» Material

-------------------------

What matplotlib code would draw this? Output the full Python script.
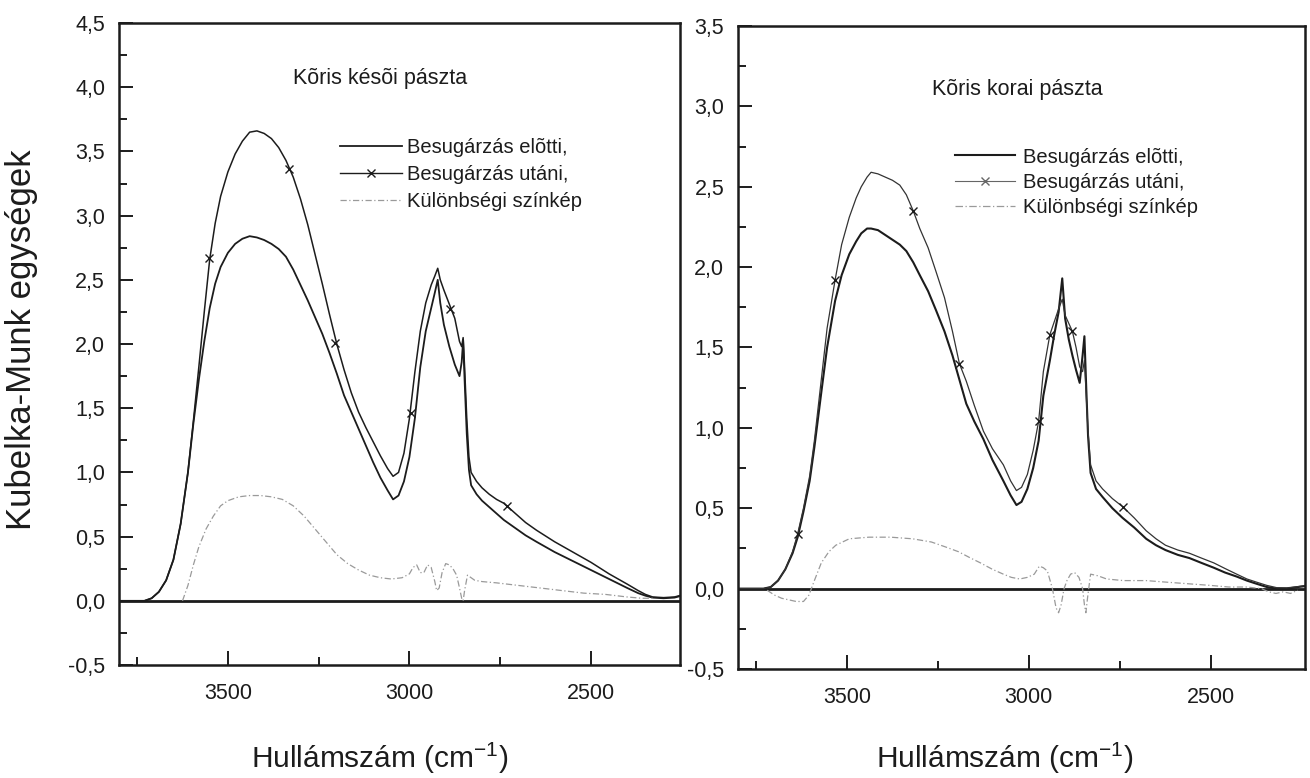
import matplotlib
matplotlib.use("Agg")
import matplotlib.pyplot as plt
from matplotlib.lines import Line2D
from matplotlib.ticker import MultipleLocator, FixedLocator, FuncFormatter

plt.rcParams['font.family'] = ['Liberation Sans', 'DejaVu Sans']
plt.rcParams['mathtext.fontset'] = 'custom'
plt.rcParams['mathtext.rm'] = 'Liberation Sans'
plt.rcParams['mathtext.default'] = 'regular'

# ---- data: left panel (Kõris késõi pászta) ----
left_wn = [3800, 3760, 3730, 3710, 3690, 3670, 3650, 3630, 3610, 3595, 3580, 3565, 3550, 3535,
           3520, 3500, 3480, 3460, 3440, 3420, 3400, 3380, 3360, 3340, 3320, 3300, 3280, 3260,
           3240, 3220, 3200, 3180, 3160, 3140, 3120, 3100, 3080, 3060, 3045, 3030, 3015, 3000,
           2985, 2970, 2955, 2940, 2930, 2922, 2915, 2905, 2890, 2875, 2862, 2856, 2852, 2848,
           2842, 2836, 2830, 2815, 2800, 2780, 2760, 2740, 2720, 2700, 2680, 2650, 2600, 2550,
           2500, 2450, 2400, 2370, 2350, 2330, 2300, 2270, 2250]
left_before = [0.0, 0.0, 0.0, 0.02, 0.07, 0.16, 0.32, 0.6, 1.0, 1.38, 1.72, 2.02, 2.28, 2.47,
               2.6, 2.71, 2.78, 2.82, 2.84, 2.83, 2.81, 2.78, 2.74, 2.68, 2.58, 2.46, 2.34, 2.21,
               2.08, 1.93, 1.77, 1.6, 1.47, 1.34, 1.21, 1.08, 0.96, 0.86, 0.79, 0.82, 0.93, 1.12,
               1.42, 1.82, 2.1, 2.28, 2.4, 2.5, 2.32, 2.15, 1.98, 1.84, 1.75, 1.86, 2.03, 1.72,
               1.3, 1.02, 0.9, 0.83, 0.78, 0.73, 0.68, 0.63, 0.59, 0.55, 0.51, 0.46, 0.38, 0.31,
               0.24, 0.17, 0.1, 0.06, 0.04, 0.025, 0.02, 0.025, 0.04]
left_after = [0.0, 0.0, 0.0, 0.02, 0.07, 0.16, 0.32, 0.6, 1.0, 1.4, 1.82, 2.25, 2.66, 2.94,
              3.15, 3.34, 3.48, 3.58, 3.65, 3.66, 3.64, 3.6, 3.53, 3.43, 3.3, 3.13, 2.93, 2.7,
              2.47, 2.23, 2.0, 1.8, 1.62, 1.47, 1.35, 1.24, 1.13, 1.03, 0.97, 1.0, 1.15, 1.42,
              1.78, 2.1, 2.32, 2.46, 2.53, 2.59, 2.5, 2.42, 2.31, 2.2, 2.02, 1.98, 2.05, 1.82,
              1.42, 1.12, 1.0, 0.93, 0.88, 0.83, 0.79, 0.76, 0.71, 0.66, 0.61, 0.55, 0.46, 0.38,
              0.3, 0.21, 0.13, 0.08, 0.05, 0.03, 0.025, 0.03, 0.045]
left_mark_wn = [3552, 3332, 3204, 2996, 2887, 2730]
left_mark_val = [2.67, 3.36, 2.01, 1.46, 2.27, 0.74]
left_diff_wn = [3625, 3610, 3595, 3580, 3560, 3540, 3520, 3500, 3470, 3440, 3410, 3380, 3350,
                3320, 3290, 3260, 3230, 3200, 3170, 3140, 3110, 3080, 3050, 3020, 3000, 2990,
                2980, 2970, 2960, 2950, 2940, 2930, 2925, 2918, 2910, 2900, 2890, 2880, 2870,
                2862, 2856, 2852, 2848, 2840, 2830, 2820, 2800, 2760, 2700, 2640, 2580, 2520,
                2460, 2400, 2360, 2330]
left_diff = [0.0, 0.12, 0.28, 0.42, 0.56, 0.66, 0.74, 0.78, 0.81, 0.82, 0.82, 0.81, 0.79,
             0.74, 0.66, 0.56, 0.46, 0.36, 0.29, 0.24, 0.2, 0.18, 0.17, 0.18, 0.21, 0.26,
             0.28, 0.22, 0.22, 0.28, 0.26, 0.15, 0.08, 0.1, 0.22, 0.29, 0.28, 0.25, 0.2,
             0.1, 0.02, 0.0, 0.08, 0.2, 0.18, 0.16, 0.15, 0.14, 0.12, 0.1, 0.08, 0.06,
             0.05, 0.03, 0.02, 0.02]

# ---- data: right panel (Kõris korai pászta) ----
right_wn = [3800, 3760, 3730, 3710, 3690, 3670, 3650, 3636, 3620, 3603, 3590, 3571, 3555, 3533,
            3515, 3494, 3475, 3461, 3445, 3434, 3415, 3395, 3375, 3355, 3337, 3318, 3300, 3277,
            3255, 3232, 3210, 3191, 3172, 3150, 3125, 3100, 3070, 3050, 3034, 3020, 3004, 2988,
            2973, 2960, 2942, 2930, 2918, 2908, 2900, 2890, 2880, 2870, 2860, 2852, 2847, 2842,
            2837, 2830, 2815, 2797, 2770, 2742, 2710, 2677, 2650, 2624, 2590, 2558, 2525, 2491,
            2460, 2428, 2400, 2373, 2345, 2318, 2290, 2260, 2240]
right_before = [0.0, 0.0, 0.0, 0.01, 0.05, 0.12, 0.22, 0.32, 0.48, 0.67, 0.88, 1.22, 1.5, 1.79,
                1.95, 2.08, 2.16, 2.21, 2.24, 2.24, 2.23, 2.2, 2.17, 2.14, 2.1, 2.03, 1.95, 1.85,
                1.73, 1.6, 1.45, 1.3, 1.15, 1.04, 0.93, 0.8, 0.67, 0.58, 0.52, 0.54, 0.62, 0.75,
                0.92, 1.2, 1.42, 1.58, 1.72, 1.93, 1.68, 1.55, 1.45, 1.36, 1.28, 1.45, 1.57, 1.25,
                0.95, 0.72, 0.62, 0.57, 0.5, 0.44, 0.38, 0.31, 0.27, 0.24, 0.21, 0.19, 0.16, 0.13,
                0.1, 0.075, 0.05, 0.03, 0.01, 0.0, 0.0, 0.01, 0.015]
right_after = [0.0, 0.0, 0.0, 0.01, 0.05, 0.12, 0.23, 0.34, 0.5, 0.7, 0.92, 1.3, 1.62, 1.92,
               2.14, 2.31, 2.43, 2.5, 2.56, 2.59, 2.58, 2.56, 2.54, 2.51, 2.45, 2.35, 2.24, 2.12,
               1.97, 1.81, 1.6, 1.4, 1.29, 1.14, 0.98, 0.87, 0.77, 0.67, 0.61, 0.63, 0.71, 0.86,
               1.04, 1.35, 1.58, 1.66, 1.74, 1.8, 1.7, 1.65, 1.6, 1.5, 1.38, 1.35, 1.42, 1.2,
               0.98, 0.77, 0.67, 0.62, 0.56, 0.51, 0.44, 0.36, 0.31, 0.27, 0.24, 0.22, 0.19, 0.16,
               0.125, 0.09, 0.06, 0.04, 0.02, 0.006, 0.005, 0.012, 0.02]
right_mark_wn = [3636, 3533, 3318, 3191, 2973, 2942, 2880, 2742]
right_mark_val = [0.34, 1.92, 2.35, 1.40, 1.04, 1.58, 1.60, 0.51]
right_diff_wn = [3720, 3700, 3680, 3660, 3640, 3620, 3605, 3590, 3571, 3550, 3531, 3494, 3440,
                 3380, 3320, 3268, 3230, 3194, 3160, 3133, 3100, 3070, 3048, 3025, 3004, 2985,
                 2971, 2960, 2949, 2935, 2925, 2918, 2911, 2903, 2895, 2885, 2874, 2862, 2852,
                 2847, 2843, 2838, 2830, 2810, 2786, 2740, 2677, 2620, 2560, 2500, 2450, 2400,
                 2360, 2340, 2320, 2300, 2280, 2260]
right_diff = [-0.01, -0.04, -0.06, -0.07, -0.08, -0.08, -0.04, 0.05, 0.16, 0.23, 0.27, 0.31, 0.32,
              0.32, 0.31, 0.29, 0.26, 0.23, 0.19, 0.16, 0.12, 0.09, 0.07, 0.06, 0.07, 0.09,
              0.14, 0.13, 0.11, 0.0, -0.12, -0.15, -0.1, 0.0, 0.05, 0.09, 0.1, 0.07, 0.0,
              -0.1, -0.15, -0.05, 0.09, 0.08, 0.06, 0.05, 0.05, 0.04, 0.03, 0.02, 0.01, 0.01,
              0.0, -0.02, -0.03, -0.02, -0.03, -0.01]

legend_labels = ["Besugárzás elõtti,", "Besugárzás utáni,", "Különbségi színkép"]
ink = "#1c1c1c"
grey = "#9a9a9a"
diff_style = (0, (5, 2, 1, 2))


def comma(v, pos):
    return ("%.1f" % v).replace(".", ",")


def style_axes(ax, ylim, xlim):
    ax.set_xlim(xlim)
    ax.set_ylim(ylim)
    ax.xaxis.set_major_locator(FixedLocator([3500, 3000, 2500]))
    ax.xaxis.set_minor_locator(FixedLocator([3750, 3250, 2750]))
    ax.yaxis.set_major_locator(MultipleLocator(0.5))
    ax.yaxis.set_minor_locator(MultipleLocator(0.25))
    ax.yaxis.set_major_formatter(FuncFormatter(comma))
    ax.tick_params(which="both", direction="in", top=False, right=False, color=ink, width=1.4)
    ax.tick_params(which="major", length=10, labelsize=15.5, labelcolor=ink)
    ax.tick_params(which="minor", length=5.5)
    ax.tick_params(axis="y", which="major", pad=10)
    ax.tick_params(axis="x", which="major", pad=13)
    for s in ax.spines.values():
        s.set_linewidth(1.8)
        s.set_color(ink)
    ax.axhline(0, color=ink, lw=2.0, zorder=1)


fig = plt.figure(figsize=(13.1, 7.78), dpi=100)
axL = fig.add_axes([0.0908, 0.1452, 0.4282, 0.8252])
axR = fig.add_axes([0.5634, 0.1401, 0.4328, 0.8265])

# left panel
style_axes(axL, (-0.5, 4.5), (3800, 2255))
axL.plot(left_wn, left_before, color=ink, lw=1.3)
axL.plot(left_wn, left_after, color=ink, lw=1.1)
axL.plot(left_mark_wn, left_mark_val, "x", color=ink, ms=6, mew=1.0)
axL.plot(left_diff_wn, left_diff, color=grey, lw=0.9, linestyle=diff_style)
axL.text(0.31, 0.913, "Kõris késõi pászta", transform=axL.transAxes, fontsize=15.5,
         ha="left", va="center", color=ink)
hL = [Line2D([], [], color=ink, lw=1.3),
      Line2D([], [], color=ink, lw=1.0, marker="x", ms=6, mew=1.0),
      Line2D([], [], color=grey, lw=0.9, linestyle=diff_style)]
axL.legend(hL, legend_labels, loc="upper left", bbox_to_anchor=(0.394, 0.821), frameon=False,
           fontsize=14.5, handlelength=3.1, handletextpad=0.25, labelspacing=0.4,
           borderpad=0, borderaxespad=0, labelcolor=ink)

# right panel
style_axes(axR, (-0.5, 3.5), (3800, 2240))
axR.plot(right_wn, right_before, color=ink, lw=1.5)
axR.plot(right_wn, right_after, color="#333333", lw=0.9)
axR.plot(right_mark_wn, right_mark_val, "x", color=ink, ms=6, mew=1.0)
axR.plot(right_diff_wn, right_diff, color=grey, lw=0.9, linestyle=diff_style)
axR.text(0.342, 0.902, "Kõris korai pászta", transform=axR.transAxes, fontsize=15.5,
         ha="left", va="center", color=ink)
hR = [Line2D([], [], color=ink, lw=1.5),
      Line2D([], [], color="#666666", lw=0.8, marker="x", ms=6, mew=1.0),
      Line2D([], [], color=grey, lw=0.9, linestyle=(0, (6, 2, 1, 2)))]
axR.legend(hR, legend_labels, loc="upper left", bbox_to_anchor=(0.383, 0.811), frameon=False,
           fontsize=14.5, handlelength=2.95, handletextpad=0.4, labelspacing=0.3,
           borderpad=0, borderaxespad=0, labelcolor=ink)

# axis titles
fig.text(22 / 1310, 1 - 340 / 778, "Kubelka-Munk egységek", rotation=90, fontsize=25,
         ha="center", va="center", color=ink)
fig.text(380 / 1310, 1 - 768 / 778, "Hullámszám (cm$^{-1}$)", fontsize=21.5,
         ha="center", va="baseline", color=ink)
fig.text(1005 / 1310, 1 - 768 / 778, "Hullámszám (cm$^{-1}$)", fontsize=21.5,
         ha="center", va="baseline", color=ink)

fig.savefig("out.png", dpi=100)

-------------------------

» Task statement
Begin at the first line of the data above and repeat each line exactly, stopping after the line containing "plt.rcParams['mathtext.default'] = 'regular'". Omit the pictures.

» Written response
What matplotlib code would draw this? Output the full Python script.
import matplotlib
matplotlib.use("Agg")
import matplotlib.pyplot as plt
from matplotlib.lines import Line2D
from matplotlib.ticker import MultipleLocator, FixedLocator, FuncFormatter

plt.rcParams['font.family'] = ['Liberation Sans', 'DejaVu Sans']
plt.rcParams['mathtext.fontset'] = 'custom'
plt.rcParams['mathtext.rm'] = 'Liberation Sans'
plt.rcParams['mathtext.default'] = 'regular'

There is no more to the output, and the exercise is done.